EXERCISE: Produce a word-for-word copy of the listing below without its pictures.

_ _ _

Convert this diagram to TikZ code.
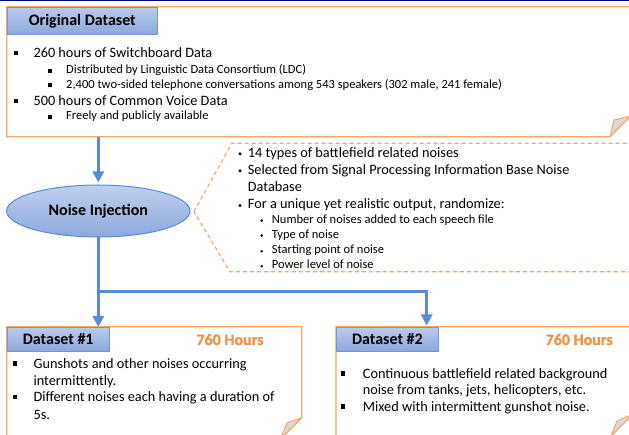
\documentclass[tikz,border=0pt]{standalone}
\usepackage{fontspec}
\setmainfont{Carlito}
\newfontfamily\hoursfont[FakeBold=1.2]{Carlito Bold}
\usetikzlibrary{arrows.meta,shapes.geometric}
\definecolor{navyline}{RGB}{0,0,128}
\definecolor{boxorange}{RGB}{244,167,104}
\definecolor{hoursorange}{RGB}{241,145,70}
\definecolor{tabtop}{RGB}{185,202,237}
\definecolor{tabbot}{RGB}{141,168,220}
\definecolor{tabline}{RGB}{110,150,216}
\definecolor{connblue}{RGB}{88,139,215}
\definecolor{foldgray}{RGB}{217,217,217}
\tikzset{
  tabbox/.style={draw=tabline, line width=0.8pt, top color=tabtop, bottom color=tabbot,
    font=\fontsize{16}{19}\selectfont\bfseries, inner sep=0, anchor=north west},
  outline/.style={draw=boxorange, line width=1.2pt},
  foldtri/.style={draw=boxorange, fill=foldgray, line width=1pt, line join=round},
  conn/.style={draw=connblue, line width=3.3pt},
  arr/.style={-{Triangle[length=11pt,width=11pt]}},
  maintxt/.style={anchor=base west, inner sep=0, font=\fontsize{14.3}{17}\selectfont},
  subtxt/.style={anchor=base west, inner sep=0, font=\fontsize{12.5}{15}\selectfont},
  hours/.style={anchor=base, inner sep=0, text=hoursorange, font=\hoursfont\fontsize{16}{19}\selectfont},
  callout/.style={draw=boxorange, line width=1.15pt, dash pattern=on 4pt off 3pt},
}
\newcommand\sqbul[3]{\fill (#1-#3/2,#2-#3/2) rectangle (#1+#3/2,#2+#3/2);}
\newcommand\dotbul[3]{\fill (#1,#2) circle (#3);}
\begin{document}
\begin{tikzpicture}[x=1pt,y=-1pt]
\useasboundingbox (0,0) rectangle (629,435);
\clip (0,0) rectangle (629,435);
\fill[white] (0,0) rectangle (629,435);
% top navy line
\draw[navyline, line width=1.5pt] (0,0.7) -- (629,0.7);

% ---------- Original dataset box ----------
\draw[outline] (631,6.7) -- (6.7,6.7) -- (6.7,136.7) -- (610,136.7) -- (631,115.7) -- cycle;
\draw[foldtri] (610,136.7) -- (614,120) -- (631,115.7) -- cycle;
\node[tabbox, minimum width=150.3pt, minimum height=27.3pt] (orig) at (6.7,6.7) {Original Dataset};

\sqbul{16}{52.7}{4.3}
\node[maintxt] (o1) at (33.3,57.3) {260 hours of Switchboard Data};
\sqbul{50}{71}{3.6}
\node[subtxt] (o2) at (66,74) {Distributed by Linguistic Data Consortium (LDC)};
\sqbul{50}{85.3}{3.6}
\node[subtxt] (o3) at (66,88.3) {2,400 two-sided telephone conversations among 543 speakers (302 male, 241 female)};
\sqbul{16}{101}{4.3}
\node[maintxt] (o4) at (33.3,105.5) {500 hours of Common Voice Data};
\sqbul{50}{117}{3.6}
\node[subtxt] (o5) at (66,120) {Freely and publicly available};

% ---------- Noise injection ----------
\node[ellipse, draw=connblue, line width=1pt, top color=tabtop!90!white, bottom color=tabbot,
  minimum width=183.4pt, minimum height=52pt, inner sep=0,
  font=\fontsize{16}{19}\selectfont\bfseries] (noise) at (98.3,211) {Noise Injection};

% callout
\draw[callout] (194,211.7) -- (231.7,143.3) -- (640,143.3) -- (640,271.7) -- (230,271.7) -- cycle;
\dotbul{240}{153.8}{1.7}
\node[maintxt] (c1) at (247.7,157.3) {14 types of battlefield related noises};
\dotbul{240}{170.8}{1.7}
\node[maintxt] (c2) at (247.7,174.3) {Selected from Signal Processing Information Base Noise};
\node[maintxt] (c3) at (247.7,191.7) {Database};
\dotbul{240}{205.5}{1.7}
\node[maintxt] (c4) at (247.7,209) {For a unique yet realistic output, randomize:};
\dotbul{261.7}{220.6}{1.4}
\node[subtxt] (c5) at (271.7,223.3) {Number of noises added to each speech file};
\dotbul{261.7}{235.6}{1.4}
\node[subtxt] (c6) at (271.7,238.3) {Type of noise};
\dotbul{261.7}{251.3}{1.4}
\node[subtxt] (c7) at (271.7,254) {Starting point of noise};
\dotbul{261.7}{266.3}{1.4}
\node[subtxt] (c8) at (271.7,269) {Power level of noise};

% ---------- Dataset #1 ----------
\draw[outline] (6.7,445) -- (6.7,326.7) -- (301.7,326.7) -- (301.7,417.7) -- (279.7,439.7);
\draw[foldtri] (279.7,439.7) -- (287.5,422.7) -- (301.7,417.7) -- cycle;
\node[tabbox, minimum width=102.3pt, minimum height=24pt] (ds1) at (6.7,326.7) {Dataset \#1};
\node[hours] (h1) at (230,345) {760 Hours};
\sqbul{15}{363.5}{4.3}
\node[maintxt] (d1a) at (33.3,368.3) {Gunshots and other noises occurring};
\node[maintxt] (d1b) at (33.3,385) {intermittently.};
\sqbul{15}{397.2}{4.3}
\node[maintxt] (d1c) at (33.3,401.7) {Different noises each having a duration of};
\node[maintxt] (d1d) at (33.3,419.3) {5s.};

% ---------- Dataset #2 ----------
\draw[outline] (336,445) -- (336,326.7) -- (633,326.7) -- (633,414) -- (611,436) -- (336,436);
\draw[foldtri] (611,436) -- (617,421) -- (633,414) -- cycle;
\node[tabbox, minimum width=102pt, minimum height=24pt] (ds2) at (336,326.7) {Dataset \#2};
\node[hours] (h2) at (579.2,345) {760 Hours};
\sqbul{343.3}{373.5}{4.3}
\node[maintxt] (d2a) at (362.7,378.3) {Continuous battlefield related background};
\node[maintxt] (d2b) at (362.7,395) {noise from tanks, jets, helicopters, etc.};
\sqbul{343.3}{406.5}{4.3}
\node[maintxt] (d2c) at (362.7,411.7) {Mixed with intermittent gunshot noise.};

% ---------- connectors ----------
\coordinate (origbot) at (98.3,136.7);
\coordinate (split) at (98.3,291.7);
\coordinate (ds1in) at (98.3,327);
\coordinate (ds2in) at (426.7,325.5);
\draw[conn,arr,shorten >=2pt] (origbot) -- (noise.north);
\draw[conn,arr] (noise.south) -- (ds1in);
\draw[conn,arr] (split) -| (ds2in);
\end{tikzpicture}
\end{document}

_ _ _

FINISHED TASK:
Convert this diagram to TikZ code.
\documentclass[tikz,border=0pt]{standalone}
\usepackage{fontspec}
\setmainfont{Carlito}
\newfontfamily\hoursfont[FakeBold=1.2]{Carlito Bold}
\usetikzlibrary{arrows.meta,shapes.geometric}
\definecolor{navyline}{RGB}{0,0,128}
\definecolor{boxorange}{RGB}{244,167,104}
\definecolor{hoursorange}{RGB}{241,145,70}
\definecolor{tabtop}{RGB}{185,202,237}
\definecolor{tabbot}{RGB}{141,168,220}
\definecolor{tabline}{RGB}{110,150,216}
\definecolor{connblue}{RGB}{88,139,215}
\definecolor{foldgray}{RGB}{217,217,217}
\tikzset{
  tabbox/.style={draw=tabline, line width=0.8pt, top color=tabtop, bottom color=tabbot,
    font=\fontsize{16}{19}\selectfont\bfseries, inner sep=0, anchor=north west},
  outline/.style={draw=boxorange, line width=1.2pt},
  foldtri/.style={draw=boxorange, fill=foldgray, line width=1pt, line join=round},
  conn/.style={draw=connblue, line width=3.3pt},
  arr/.style={-{Triangle[length=11pt,width=11pt]}},
  maintxt/.style={anchor=base west, inner sep=0, font=\fontsize{14.3}{17}\selectfont},
  subtxt/.style={anchor=base west, inner sep=0, font=\fontsize{12.5}{15}\selectfont},
  hours/.style={anchor=base, inner sep=0, text=hoursorange, font=\hoursfont\fontsize{16}{19}\selectfont},
  callout/.style={draw=boxorange, line width=1.15pt, dash pattern=on 4pt off 3pt},
}
\newcommand\sqbul[3]{\fill (#1-#3/2,#2-#3/2) rectangle (#1+#3/2,#2+#3/2);}
\newcommand\dotbul[3]{\fill (#1,#2) circle (#3);}
\begin{document}
\begin{tikzpicture}[x=1pt,y=-1pt]
\useasboundingbox (0,0) rectangle (629,435);
\clip (0,0) rectangle (629,435);
\fill[white] (0,0) rectangle (629,435);
% top navy line
\draw[navyline, line width=1.5pt] (0,0.7) -- (629,0.7);

% ---------- Original dataset box ----------
\draw[outline] (631,6.7) -- (6.7,6.7) -- (6.7,136.7) -- (610,136.7) -- (631,115.7) -- cycle;
\draw[foldtri] (610,136.7) -- (614,120) -- (631,115.7) -- cycle;
\node[tabbox, minimum width=150.3pt, minimum height=27.3pt] (orig) at (6.7,6.7) {Original Dataset};

\sqbul{16}{52.7}{4.3}
\node[maintxt] (o1) at (33.3,57.3) {260 hours of Switchboard Data};
\sqbul{50}{71}{3.6}
\node[subtxt] (o2) at (66,74) {Distributed by Linguistic Data Consortium (LDC)};
\sqbul{50}{85.3}{3.6}
\node[subtxt] (o3) at (66,88.3) {2,400 two-sided telephone conversations among 543 speakers (302 male, 241 female)};
\sqbul{16}{101}{4.3}
\node[maintxt] (o4) at (33.3,105.5) {500 hours of Common Voice Data};
\sqbul{50}{117}{3.6}
\node[subtxt] (o5) at (66,120) {Freely and publicly available};

% ---------- Noise injection ----------
\node[ellipse, draw=connblue, line width=1pt, top color=tabtop!90!white, bottom color=tabbot,
  minimum width=183.4pt, minimum height=52pt, inner sep=0,
  font=\fontsize{16}{19}\selectfont\bfseries] (noise) at (98.3,211) {Noise Injection};

% callout
\draw[callout] (194,211.7) -- (231.7,143.3) -- (640,143.3) -- (640,271.7) -- (230,271.7) -- cycle;
\dotbul{240}{153.8}{1.7}
\node[maintxt] (c1) at (247.7,157.3) {14 types of battlefield related noises};
\dotbul{240}{170.8}{1.7}
\node[maintxt] (c2) at (247.7,174.3) {Selected from Signal Processing Information Base Noise};
\node[maintxt] (c3) at (247.7,191.7) {Database};
\dotbul{240}{205.5}{1.7}
\node[maintxt] (c4) at (247.7,209) {For a unique yet realistic output, randomize:};
\dotbul{261.7}{220.6}{1.4}
\node[subtxt] (c5) at (271.7,223.3) {Number of noises added to each speech file};
\dotbul{261.7}{235.6}{1.4}
\node[subtxt] (c6) at (271.7,238.3) {Type of noise};
\dotbul{261.7}{251.3}{1.4}
\node[subtxt] (c7) at (271.7,254) {Starting point of noise};
\dotbul{261.7}{266.3}{1.4}
\node[subtxt] (c8) at (271.7,269) {Power level of noise};

% ---------- Dataset #1 ----------
\draw[outline] (6.7,445) -- (6.7,326.7) -- (301.7,326.7) -- (301.7,417.7) -- (279.7,439.7);
\draw[foldtri] (279.7,439.7) -- (287.5,422.7) -- (301.7,417.7) -- cycle;
\node[tabbox, minimum width=102.3pt, minimum height=24pt] (ds1) at (6.7,326.7) {Dataset \#1};
\node[hours] (h1) at (230,345) {760 Hours};
\sqbul{15}{363.5}{4.3}
\node[maintxt] (d1a) at (33.3,368.3) {Gunshots and other noises occurring};
\node[maintxt] (d1b) at (33.3,385) {intermittently.};
\sqbul{15}{397.2}{4.3}
\node[maintxt] (d1c) at (33.3,401.7) {Different noises each having a duration of};
\node[maintxt] (d1d) at (33.3,419.3) {5s.};

% ---------- Dataset #2 ----------
\draw[outline] (336,445) -- (336,326.7) -- (633,326.7) -- (633,414) -- (611,436) -- (336,436);
\draw[foldtri] (611,436) -- (617,421) -- (633,414) -- cycle;
\node[tabbox, minimum width=102pt, minimum height=24pt] (ds2) at (336,326.7) {Dataset \#2};
\node[hours] (h2) at (579.2,345) {760 Hours};
\sqbul{343.3}{373.5}{4.3}
\node[maintxt] (d2a) at (362.7,378.3) {Continuous battlefield related background};
\node[maintxt] (d2b) at (362.7,395) {noise from tanks, jets, helicopters, etc.};
\sqbul{343.3}{406.5}{4.3}
\node[maintxt] (d2c) at (362.7,411.7) {Mixed with intermittent gunshot noise.};

% ---------- connectors ----------
\coordinate (origbot) at (98.3,136.7);
\coordinate (split) at (98.3,291.7);
\coordinate (ds1in) at (98.3,327);
\coordinate (ds2in) at (426.7,325.5);
\draw[conn,arr,shorten >=2pt] (origbot) -- (noise.north);
\draw[conn,arr] (noise.south) -- (ds1in);
\draw[conn,arr] (split) -| (ds2in);
\end{tikzpicture}
\end{document}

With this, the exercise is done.